TASK TO COMPLETE: Look over the lines below. Report each one that includes the string "this".

Records:
>>>>

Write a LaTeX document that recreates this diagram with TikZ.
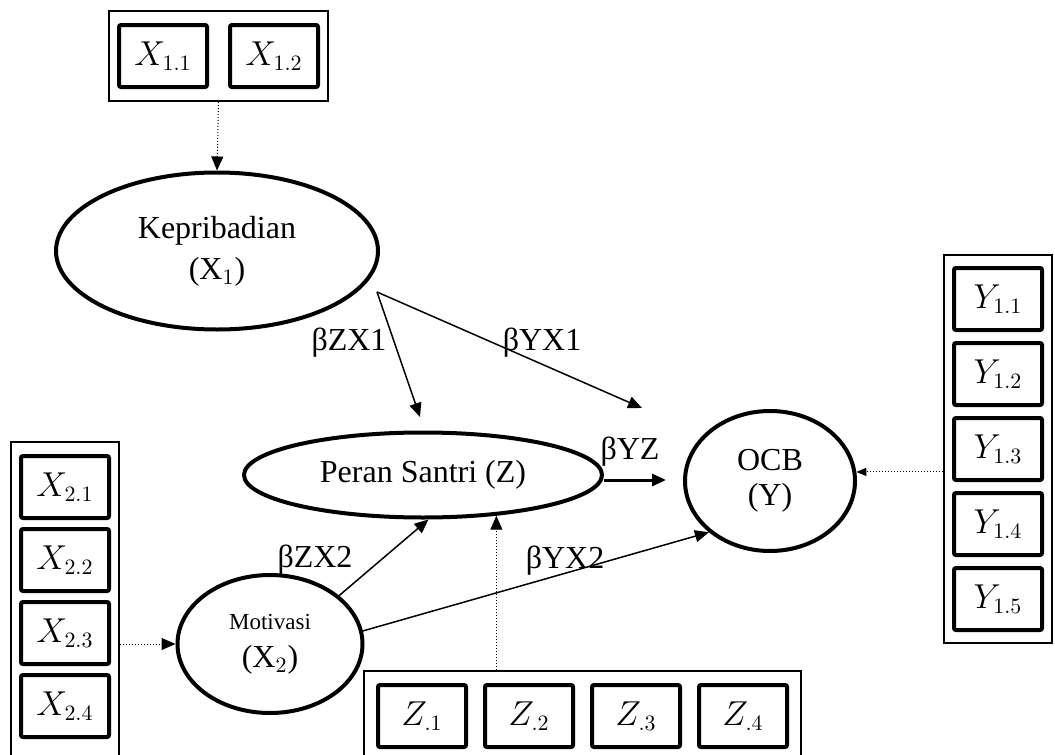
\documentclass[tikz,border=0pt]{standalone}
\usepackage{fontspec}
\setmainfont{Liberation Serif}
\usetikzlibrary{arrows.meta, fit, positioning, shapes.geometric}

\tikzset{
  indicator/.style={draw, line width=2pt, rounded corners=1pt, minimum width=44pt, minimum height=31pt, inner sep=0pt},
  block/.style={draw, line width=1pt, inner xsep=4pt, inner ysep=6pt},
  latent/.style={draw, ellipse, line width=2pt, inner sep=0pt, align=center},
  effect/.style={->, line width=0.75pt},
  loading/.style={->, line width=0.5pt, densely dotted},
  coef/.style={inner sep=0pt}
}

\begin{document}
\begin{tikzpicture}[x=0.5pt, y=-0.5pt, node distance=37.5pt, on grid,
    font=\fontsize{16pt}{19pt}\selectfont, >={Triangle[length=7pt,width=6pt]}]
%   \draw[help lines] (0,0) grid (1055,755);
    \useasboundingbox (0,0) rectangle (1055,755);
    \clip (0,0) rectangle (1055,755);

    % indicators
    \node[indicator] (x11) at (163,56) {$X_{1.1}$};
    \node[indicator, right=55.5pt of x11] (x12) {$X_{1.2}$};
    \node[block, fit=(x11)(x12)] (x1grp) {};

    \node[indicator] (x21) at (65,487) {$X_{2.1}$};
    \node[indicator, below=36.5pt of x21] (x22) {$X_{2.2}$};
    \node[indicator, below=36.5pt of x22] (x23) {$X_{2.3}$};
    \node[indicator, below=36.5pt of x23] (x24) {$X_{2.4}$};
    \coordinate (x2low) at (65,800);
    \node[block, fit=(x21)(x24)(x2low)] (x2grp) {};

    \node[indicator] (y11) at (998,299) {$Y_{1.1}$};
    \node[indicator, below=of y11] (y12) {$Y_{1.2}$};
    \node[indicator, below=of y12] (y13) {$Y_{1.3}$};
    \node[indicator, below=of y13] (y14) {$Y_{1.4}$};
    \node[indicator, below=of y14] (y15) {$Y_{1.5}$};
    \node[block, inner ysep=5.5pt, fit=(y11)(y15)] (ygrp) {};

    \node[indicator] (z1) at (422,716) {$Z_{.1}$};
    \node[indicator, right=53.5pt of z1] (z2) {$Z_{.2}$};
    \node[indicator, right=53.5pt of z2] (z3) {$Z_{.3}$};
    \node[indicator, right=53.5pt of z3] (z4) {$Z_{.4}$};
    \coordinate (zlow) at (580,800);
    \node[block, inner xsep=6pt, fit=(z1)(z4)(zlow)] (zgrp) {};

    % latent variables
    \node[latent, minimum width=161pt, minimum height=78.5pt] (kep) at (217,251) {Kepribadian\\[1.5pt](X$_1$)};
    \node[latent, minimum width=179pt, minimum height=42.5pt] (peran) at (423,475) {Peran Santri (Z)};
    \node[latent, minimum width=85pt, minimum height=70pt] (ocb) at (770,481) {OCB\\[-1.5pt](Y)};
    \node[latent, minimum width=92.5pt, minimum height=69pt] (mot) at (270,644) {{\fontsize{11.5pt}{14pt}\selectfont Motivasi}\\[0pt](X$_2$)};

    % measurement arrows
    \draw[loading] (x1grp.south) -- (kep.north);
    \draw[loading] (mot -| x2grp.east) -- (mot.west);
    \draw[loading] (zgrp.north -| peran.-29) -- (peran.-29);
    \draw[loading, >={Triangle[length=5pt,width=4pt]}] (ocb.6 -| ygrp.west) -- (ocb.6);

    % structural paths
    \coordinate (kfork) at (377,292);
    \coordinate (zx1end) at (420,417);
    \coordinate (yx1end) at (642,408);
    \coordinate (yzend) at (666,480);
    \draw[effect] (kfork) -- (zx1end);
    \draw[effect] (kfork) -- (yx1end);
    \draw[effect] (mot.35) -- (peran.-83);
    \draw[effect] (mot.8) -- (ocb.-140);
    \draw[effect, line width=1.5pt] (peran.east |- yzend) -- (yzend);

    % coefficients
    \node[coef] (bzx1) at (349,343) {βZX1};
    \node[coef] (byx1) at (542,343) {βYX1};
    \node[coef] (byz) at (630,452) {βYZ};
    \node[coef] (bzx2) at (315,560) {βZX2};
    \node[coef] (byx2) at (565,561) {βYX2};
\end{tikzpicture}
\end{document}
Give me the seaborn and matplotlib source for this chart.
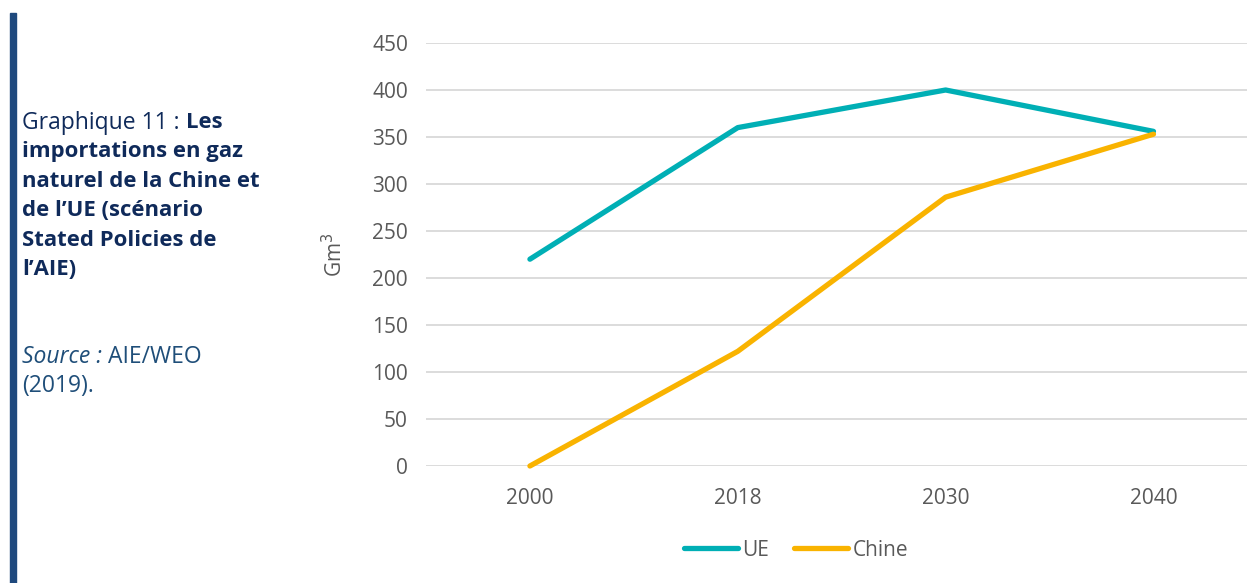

<<<<

ANSWER FOR THE TASK:
Write a LaTeX document that recreates this diagram with TikZ.
Give me the seaborn and matplotlib source for this chart.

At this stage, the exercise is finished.